======== Supplied records ========

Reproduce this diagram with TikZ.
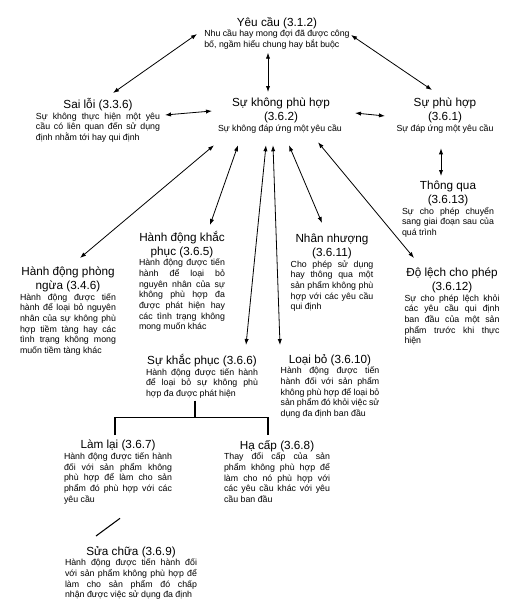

========
======== Supplied records ========

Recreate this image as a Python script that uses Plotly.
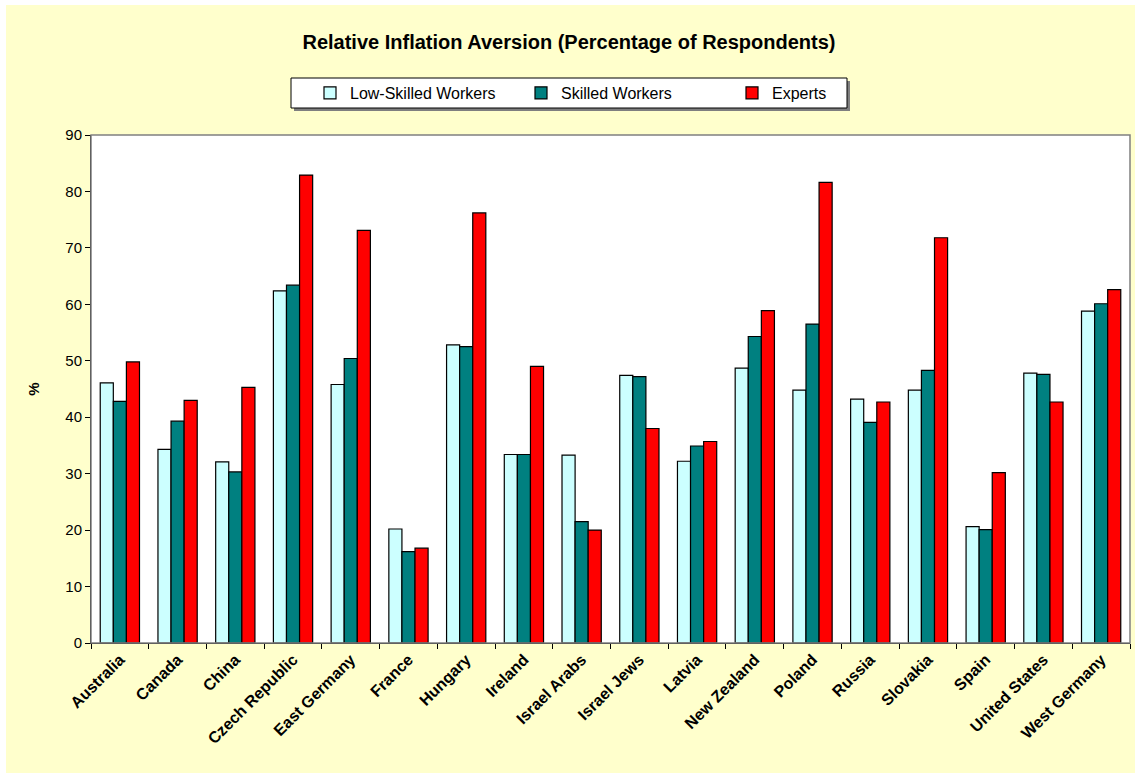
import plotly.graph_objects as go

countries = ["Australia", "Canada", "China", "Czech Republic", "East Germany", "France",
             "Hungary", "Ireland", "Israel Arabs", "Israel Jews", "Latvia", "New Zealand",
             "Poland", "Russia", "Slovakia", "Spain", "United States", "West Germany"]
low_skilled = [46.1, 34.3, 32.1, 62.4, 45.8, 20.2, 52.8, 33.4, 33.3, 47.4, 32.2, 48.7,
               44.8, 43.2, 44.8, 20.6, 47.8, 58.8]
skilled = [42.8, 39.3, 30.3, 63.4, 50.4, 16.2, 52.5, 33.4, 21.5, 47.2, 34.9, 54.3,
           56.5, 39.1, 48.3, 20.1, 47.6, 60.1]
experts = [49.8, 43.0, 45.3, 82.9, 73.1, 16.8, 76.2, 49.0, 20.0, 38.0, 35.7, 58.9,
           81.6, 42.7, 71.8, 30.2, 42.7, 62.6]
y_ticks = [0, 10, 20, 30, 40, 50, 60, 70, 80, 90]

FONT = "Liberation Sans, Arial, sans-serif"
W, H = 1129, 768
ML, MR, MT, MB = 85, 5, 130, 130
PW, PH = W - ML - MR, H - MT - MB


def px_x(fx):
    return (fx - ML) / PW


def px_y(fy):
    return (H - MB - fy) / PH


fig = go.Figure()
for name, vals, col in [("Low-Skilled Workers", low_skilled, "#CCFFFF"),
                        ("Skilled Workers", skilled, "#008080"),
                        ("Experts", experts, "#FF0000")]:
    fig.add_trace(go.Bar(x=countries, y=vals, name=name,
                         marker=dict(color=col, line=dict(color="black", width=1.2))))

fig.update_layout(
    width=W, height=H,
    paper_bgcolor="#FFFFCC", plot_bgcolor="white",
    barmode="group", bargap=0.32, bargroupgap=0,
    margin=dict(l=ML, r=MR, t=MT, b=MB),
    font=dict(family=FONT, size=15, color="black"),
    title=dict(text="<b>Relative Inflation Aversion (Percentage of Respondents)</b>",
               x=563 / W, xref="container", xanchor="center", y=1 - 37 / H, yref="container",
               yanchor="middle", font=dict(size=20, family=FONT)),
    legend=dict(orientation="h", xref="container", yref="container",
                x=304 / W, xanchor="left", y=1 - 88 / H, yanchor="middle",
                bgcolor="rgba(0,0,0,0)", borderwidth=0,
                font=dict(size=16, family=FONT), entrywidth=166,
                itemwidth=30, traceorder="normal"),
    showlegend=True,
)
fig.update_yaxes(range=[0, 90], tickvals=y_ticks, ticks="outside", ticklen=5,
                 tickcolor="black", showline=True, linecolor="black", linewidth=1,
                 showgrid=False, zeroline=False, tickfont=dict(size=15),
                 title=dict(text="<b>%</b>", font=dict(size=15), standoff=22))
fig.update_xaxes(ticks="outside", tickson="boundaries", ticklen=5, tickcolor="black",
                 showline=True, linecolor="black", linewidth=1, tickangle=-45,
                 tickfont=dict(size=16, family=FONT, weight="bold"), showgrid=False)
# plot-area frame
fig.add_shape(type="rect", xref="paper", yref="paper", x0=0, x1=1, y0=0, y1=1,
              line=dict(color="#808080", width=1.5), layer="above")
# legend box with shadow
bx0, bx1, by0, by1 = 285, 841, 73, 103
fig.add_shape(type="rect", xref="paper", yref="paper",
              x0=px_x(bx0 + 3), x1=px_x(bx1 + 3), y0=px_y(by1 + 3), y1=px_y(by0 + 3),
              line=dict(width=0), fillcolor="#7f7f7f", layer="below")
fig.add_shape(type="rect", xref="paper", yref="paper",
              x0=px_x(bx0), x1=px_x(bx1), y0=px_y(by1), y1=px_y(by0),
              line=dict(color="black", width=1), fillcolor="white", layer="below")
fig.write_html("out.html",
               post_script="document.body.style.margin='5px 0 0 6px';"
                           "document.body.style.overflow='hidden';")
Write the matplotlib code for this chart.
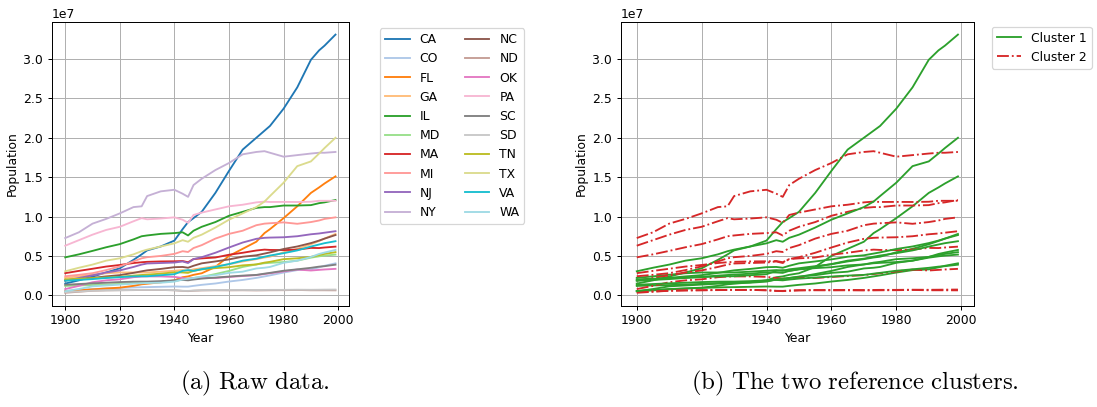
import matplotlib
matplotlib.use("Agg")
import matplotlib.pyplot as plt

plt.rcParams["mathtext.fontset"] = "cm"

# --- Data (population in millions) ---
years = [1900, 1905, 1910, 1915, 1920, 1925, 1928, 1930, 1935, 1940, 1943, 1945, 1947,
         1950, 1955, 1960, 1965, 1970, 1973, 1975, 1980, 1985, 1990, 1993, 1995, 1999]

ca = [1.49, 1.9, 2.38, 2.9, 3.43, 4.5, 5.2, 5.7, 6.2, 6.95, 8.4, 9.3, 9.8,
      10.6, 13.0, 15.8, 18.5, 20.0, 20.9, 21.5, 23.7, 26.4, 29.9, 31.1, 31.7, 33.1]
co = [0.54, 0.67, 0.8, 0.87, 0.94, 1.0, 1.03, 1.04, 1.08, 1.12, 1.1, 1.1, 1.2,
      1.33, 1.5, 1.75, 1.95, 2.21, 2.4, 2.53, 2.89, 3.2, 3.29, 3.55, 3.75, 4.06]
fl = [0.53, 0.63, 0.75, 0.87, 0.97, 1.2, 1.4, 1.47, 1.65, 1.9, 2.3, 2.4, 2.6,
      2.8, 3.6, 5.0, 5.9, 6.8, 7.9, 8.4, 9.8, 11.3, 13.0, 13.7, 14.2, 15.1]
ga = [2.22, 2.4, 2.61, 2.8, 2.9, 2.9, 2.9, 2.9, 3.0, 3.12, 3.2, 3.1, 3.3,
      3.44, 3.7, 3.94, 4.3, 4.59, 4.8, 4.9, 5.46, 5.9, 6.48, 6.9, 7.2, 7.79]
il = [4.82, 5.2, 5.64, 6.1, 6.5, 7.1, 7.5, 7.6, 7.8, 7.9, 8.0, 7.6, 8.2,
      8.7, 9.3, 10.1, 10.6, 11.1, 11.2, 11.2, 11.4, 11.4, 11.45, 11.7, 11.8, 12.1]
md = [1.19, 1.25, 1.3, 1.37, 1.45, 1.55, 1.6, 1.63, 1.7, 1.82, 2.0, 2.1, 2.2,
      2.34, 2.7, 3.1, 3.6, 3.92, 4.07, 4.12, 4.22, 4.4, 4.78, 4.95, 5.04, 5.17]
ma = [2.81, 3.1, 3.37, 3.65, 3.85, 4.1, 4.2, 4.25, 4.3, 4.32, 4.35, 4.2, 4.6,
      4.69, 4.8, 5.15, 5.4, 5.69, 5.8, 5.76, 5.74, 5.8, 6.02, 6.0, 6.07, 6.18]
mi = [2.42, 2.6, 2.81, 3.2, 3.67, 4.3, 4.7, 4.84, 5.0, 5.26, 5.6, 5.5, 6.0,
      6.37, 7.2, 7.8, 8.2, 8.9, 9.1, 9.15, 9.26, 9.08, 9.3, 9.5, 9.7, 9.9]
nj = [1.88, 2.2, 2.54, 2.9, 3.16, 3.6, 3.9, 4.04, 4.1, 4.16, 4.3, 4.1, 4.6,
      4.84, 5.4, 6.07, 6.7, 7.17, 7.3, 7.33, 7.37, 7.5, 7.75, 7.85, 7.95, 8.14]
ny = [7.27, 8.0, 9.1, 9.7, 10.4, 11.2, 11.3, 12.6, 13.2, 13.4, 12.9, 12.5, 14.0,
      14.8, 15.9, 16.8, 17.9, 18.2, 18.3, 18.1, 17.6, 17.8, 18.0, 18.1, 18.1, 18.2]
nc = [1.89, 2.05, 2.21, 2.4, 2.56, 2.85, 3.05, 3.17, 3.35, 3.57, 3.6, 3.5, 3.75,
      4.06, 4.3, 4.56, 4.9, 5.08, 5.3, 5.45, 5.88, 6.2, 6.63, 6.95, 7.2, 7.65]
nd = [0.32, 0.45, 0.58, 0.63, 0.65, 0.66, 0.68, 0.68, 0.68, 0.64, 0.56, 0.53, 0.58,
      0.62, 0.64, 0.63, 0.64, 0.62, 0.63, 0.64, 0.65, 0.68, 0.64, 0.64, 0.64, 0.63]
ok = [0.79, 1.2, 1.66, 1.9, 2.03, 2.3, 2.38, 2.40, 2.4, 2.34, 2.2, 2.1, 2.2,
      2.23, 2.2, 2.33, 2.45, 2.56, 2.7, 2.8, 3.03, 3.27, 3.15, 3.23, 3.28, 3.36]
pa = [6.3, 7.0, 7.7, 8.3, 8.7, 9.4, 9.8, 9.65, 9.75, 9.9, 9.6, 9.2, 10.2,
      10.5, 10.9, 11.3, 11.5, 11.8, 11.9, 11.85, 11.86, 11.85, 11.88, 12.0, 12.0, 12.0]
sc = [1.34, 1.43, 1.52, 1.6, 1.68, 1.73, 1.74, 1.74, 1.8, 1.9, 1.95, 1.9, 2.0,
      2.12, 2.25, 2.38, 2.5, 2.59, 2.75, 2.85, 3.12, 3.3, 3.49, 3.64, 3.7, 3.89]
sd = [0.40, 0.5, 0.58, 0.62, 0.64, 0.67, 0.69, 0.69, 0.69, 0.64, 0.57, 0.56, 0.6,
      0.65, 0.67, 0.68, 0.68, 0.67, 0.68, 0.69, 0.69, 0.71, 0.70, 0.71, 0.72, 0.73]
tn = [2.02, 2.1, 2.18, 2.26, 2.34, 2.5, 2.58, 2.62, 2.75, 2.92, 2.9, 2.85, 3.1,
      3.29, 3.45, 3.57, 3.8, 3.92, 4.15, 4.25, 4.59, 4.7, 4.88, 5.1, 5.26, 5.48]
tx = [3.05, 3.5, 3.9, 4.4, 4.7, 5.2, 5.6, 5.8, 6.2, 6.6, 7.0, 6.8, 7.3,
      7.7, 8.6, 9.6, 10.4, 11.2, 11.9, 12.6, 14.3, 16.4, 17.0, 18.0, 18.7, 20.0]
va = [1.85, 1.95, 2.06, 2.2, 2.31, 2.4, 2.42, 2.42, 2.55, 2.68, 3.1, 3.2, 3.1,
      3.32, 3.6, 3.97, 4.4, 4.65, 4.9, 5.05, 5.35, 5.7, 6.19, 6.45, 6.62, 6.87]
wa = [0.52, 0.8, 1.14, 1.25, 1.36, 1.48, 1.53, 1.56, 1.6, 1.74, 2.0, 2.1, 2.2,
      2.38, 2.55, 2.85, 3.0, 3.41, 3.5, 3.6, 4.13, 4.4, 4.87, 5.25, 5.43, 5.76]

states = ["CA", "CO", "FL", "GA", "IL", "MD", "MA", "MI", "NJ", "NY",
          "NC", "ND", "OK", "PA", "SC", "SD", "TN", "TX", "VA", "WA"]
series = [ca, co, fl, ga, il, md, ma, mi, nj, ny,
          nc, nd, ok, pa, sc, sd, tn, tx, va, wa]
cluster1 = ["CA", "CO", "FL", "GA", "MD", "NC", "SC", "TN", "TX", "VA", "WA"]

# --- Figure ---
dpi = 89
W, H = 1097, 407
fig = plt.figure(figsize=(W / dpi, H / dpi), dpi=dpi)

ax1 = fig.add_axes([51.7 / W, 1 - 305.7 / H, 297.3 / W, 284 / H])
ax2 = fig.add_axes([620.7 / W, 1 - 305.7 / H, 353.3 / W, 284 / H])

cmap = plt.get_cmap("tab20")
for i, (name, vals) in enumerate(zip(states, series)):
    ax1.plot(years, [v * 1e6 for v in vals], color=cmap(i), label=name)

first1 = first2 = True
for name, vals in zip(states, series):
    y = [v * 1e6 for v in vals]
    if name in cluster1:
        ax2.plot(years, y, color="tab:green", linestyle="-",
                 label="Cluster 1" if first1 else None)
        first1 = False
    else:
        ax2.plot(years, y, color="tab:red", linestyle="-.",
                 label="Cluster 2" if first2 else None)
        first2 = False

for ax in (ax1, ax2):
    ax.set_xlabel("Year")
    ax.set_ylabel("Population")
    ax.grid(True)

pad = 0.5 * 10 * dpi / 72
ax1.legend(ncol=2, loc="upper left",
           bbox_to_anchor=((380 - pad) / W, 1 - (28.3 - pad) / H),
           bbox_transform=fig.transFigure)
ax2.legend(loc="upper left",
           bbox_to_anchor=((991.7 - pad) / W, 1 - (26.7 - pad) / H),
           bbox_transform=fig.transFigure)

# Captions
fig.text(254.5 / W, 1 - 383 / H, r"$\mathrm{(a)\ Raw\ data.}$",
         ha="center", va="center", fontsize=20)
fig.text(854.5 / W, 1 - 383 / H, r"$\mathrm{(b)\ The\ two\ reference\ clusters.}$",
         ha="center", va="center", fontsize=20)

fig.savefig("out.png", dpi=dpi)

========

§ Stated exercise
Repeat exactly the part that opens with the line containing "Write the matplotlib code for this chart." and closes with the line containing "1993, 1995, 1999]". Include both end lines, and drop the pictures.

§ Full output
Write the matplotlib code for this chart.
import matplotlib
matplotlib.use("Agg")
import matplotlib.pyplot as plt

plt.rcParams["mathtext.fontset"] = "cm"

# --- Data (population in millions) ---
years = [1900, 1905, 1910, 1915, 1920, 1925, 1928, 1930, 1935, 1940, 1943, 1945, 1947,
         1950, 1955, 1960, 1965, 1970, 1973, 1975, 1980, 1985, 1990, 1993, 1995, 1999]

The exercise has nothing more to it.